━━ DATASET SECTION ━━

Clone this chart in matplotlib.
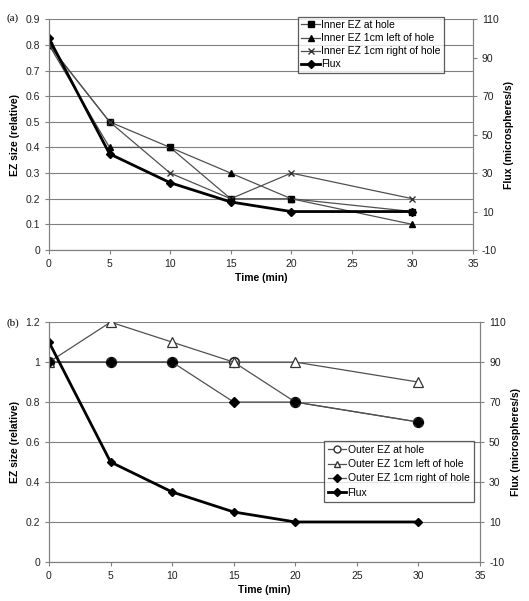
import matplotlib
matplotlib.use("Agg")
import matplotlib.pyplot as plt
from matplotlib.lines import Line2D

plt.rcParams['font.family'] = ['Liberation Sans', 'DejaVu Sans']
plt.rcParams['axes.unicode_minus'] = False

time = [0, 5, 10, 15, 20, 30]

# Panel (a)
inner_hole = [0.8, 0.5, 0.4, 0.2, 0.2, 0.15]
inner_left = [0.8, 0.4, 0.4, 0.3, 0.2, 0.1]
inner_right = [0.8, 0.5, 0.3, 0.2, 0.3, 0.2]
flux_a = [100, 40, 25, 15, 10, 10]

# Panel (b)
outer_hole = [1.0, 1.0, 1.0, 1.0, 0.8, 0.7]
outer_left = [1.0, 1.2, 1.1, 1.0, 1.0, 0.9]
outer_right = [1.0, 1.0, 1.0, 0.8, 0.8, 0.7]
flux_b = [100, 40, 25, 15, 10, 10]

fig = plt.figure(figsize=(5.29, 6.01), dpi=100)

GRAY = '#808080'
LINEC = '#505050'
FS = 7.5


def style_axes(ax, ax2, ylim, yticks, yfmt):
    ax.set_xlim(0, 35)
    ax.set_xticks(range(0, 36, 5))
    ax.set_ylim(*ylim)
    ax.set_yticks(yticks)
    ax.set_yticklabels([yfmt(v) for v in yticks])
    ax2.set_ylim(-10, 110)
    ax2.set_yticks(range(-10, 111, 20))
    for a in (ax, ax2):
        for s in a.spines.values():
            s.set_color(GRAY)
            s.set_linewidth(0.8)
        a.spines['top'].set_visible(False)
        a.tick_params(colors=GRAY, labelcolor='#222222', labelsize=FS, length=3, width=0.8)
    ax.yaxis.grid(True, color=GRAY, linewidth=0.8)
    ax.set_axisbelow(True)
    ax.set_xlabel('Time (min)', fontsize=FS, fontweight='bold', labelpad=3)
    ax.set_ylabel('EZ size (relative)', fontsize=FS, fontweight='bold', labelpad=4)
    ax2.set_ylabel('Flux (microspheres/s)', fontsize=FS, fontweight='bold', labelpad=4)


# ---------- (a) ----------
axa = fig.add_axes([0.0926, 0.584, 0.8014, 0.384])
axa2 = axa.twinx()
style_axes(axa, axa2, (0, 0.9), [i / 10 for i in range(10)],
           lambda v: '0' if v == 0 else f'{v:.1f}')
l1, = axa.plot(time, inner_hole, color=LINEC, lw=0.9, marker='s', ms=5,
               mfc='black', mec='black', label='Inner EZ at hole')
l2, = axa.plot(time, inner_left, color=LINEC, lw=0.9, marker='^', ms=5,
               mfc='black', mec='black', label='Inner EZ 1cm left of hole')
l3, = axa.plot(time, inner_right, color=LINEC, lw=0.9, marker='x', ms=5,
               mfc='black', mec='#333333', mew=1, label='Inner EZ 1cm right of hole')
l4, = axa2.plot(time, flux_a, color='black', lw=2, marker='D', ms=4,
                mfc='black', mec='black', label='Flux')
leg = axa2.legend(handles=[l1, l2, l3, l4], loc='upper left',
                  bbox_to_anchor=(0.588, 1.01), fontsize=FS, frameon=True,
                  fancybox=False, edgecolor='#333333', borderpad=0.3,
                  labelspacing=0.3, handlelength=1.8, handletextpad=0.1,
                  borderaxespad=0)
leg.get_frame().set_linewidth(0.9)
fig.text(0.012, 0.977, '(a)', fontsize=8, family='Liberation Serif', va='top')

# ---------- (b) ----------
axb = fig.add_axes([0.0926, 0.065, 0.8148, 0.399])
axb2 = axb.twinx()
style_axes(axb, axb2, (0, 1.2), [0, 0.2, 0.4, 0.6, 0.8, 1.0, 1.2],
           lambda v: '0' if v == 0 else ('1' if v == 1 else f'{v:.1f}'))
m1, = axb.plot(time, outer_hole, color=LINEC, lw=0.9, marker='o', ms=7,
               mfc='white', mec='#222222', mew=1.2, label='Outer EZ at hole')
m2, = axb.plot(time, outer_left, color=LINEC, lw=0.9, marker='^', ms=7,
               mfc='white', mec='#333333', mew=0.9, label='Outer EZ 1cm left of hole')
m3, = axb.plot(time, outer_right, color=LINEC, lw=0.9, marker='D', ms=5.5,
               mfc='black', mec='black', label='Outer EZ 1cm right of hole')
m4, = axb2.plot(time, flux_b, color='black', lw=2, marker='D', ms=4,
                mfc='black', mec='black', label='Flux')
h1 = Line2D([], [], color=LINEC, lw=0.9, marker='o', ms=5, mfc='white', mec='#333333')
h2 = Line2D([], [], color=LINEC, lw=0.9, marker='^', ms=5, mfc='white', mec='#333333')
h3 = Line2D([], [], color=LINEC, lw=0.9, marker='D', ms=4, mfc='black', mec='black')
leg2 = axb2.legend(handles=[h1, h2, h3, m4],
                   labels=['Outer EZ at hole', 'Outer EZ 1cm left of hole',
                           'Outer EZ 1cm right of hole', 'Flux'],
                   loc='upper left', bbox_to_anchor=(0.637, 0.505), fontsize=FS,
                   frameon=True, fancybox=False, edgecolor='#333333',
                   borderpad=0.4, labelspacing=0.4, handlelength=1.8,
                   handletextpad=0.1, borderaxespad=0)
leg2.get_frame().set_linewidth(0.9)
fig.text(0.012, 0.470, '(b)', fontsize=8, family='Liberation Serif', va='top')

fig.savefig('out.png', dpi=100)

━━━

WHAT IS REQUIRED: Quote, exactly and only, the lines from the first line of the data above through the line containing "time = [0, 5, 10, 15, 20, 30]". The pictures do not belong in it.

EXERCISE OUTPUT:
Clone this chart in matplotlib.
import matplotlib
matplotlib.use("Agg")
import matplotlib.pyplot as plt
from matplotlib.lines import Line2D

plt.rcParams['font.family'] = ['Liberation Sans', 'DejaVu Sans']
plt.rcParams['axes.unicode_minus'] = False

time = [0, 5, 10, 15, 20, 30]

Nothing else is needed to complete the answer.